Since 1974, Kerry Lamb & Wool Co-Op has supported sheep farmers across Munster by collecting and exporting fleeces that once covered our hills in abundance. But over the past two decades, things have changed.
“Just look up at the mountain behind us,” says co-op manager Seán Moriarty. “Since the quotas came in 2000, there’s over 6,000 sheep gone off that mountain. A huge loss — not just 6,000 fleeces of wool, but feed, fertiliser and all the activity that went with it.”
As sheep numbers fall and rural farming faces a demographic cliff, wool — once a cornerstone of Irish farming — is now classed as a waste product. Most of the 7,000 tonnes clipped annually in the Republic go unused.
A Vital Local Outlet
Despite these challenges, Kerry Lamb & Wool Co-Op continues to provide one of the only dedicated wool collection services for farmers in the region.
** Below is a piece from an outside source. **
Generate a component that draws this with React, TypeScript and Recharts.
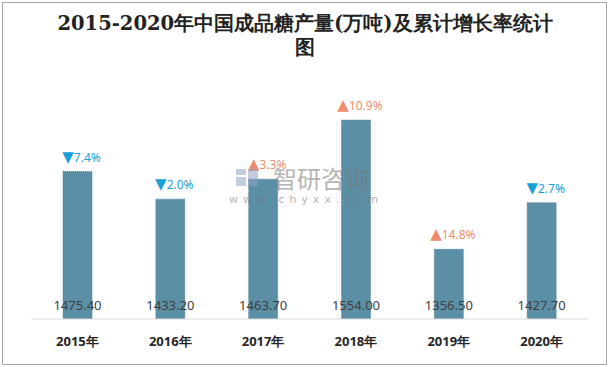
import React from "react";
import { BarChart, Bar, XAxis, YAxis, LabelList } from "recharts";

const years = ["2015年", "2016年", "2017年", "2018年", "2019年", "2020年"];
const production = [1475.4, 1433.2, 1463.7, 1554.0, 1356.5, 1427.7];
const growth = [7.4, 2.0, 3.3, 10.9, 14.8, 2.7];
const direction = ["down", "down", "up", "up", "up", "down"];

const data = years.map((y, i) => ({
  year: y,
  value: production[i],
  growth: growth[i],
  dir: direction[i],
}));

const UP = "#f08c6e";
const DOWN = "#1aa0d8";

const TopLabel = (props: any) => {
  const { x, y, width, index } = props;
  const d = data[index];
  const color = d.dir === "up" ? UP : DOWN;
  const sym = d.dir === "up" ? "▲" : "▼";
  return (
    <text
      x={x + width / 2 + 4}
      y={y - 10}
      textAnchor="middle"
      fill={color}
      fontSize={12}
      fontFamily="'Noto Sans', 'Microsoft YaHei', sans-serif"
    >
      <tspan fontSize={15} fontFamily="'DejaVu Sans', sans-serif">{sym}</tspan>
      <tspan>{d.growth.toFixed(1) + "%"}</tspan>
    </text>
  );
};

const BottomLabel = (props: any) => {
  const { x, width, index } = props;
  const d = data[index];
  return (
    <text
      x={x + width / 2}
      y={310}
      textAnchor="middle"
      fill="#404040"
      fontSize={13}
      fontFamily="'Noto Sans', 'Microsoft YaHei', sans-serif"
    >
      {d.value.toFixed(2)}
    </text>
  );
};

export default function App() {
  return (
    <div
      style={{
        position: "absolute",
        left: 0,
        top: 0,
        width: 610,
        height: 367,
        background: "#fff",
      }}
    >
      <div
        style={{
          position: "absolute",
          left: 2,
          top: 2,
          width: 603,
          height: 361,
          border: "1px solid #a6a6a6",
        }}
      />
      <div
        style={{
          position: "absolute",
          left: 0,
          top: 12,
          width: 610,
          textAlign: "center",
          fontFamily: "'DejaVu Serif', 'Liberation Serif', serif",
          fontWeight: "bold",
          fontSize: 19.5,
          lineHeight: "24px",
          color: "#222",
        }}
      >
        <div>2015-2020年中国成品糖产量(万吨)及累计增长率统计</div>
        <div>图</div>
      </div>
      <div style={{ position: "absolute", left: 0, top: 0 }}>
        <BarChart
          width={610}
          height={367}
          data={data}
          margin={{ top: 90, right: 22, left: 31, bottom: 18 }}
          barCategoryGap="0%"
        >
          <YAxis hide domain={[1250, 1600]} allowDataOverflow />
          <XAxis
            dataKey="year"
            axisLine={{ stroke: "#d9d9d9" }}
            tickLine={false}
            tickMargin={12}
            height={30}
            tick={{
              fill: "#262626",
              fontSize: 13,
              fontWeight: "bold",
              fontFamily: "'Noto Sans', 'Microsoft YaHei', sans-serif",
            }}
          />
          <Bar
            dataKey="value"
            fill="#5b8fa6"
            stroke="#54869c"
            strokeDasharray="1 1"
            strokeWidth={1}
            barSize={29}
            isAnimationActive={false}
          >
            <LabelList dataKey="growth" content={TopLabel} />
            <LabelList dataKey="value" content={BottomLabel} />
          </Bar>
        </BarChart>
      </div>
      <svg
        width={610}
        height={367}
        style={{ position: "absolute", left: 0, top: 0, pointerEvents: "none" }}
      >
        <g opacity={0.55}>
          <rect x={236} y={169} width={10} height={6} fill="#8fa3c4" />
          <rect x={236} y={177} width={10} height={9} fill="#8fa3c4" />
          <rect x={248} y={169} width={10} height={17} fill="#8fa3c4" />
          <text
            x={321}
            y={188}
            textAnchor="middle"
            fontSize={24}
            fill="#777"
            fontFamily="'Noto Sans CJK SC', sans-serif"
          >
            智研咨询
          </text>
          <text
            x={306}
            y={203}
            textAnchor="middle"
            fontSize={11}
            letterSpacing={5}
            fill="#777"
            fontFamily="'DejaVu Sans', sans-serif"
          >
            www.chyxx.com
          </text>
        </g>
      </svg>
    </div>
  );
}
Every year, we travel the backroads of Kerry and beyond, gathering wool that would otherwise go to waste and exporting it to established markets in Bradford, the UK and China.
Without this outlet, many farmers would have no alternative.
“If we didn’t have this here, we’d have nowhere else to go,” says sheep farmer John Joe Fitzgerald of the Irish Natura and Hill Farmers’ Association. “The co-op has been a huge part of keeping local farming viable.
We're proud to partner with national efforts like the Irish Grown Wool Council and collaborate with MTU Tralee and University College Cork to research sustainable wool futures. And here in Kerry, community projects like The Wise Wool Project are helping people reconnect with wool as a precious, versatile resource.
Wise Wool, supported by Creative Ireland, brings felting workshops, storytelling, and fibre arts into schools, festivals and community halls — reawakening public awareness that wool is not waste, but a natural, biodegradable, local material with enormous potential.
“Wool is part of our identity,” says project co-lead Lisa Sandow. “We're trying to help people imagine what’s possible — for farming, for the planet, and for craft.”
The RevEire project is researching Regenerative Value Systems for Irish Grown Wool in Ireland.
It is being led by UCC (MaREI and Business School) in collaboration with TUS and CABR and other universities across the Island of Ireland
The core motivation of this project is to develop ways for wool to evolve from a waste farm product with negative return on investment, (i.e., shearing costs currently exceed market value of the wool) to a valuable product and provide data and evidence to inform Government policies, initiatives and investments required for regenerating the Irish grown wool industry for a sustainable circular bioeconomy,
The Springwool Project addresses long-standing challenges in the wool sector, including low returns for farmers and environmental constraints. It explores sustainable wool processing methods such as the feasibility of mobile scouring units and investigates new applications for waste wool, including the extraction of bioactive compounds like keratin.
Wool is Worth It
Wool is renewable. It’s durable. It’s biodegradable. It’s part of Irish rural heritage — and part of our ecological future. But to keep it alive, wool needs investment, imagination and infrastructure.
At Kerry Lamb & Wool Co-Op, we are committed to:
Fighting for fairer recognition of wool’s value
Creating export pathways that work for local farmers
Championing education and sustainability in wool use
Keeping the door open for a new generation of upland and drystock farmers
As long as there are sheep in our fields, there will be a place for wool — and a future to build.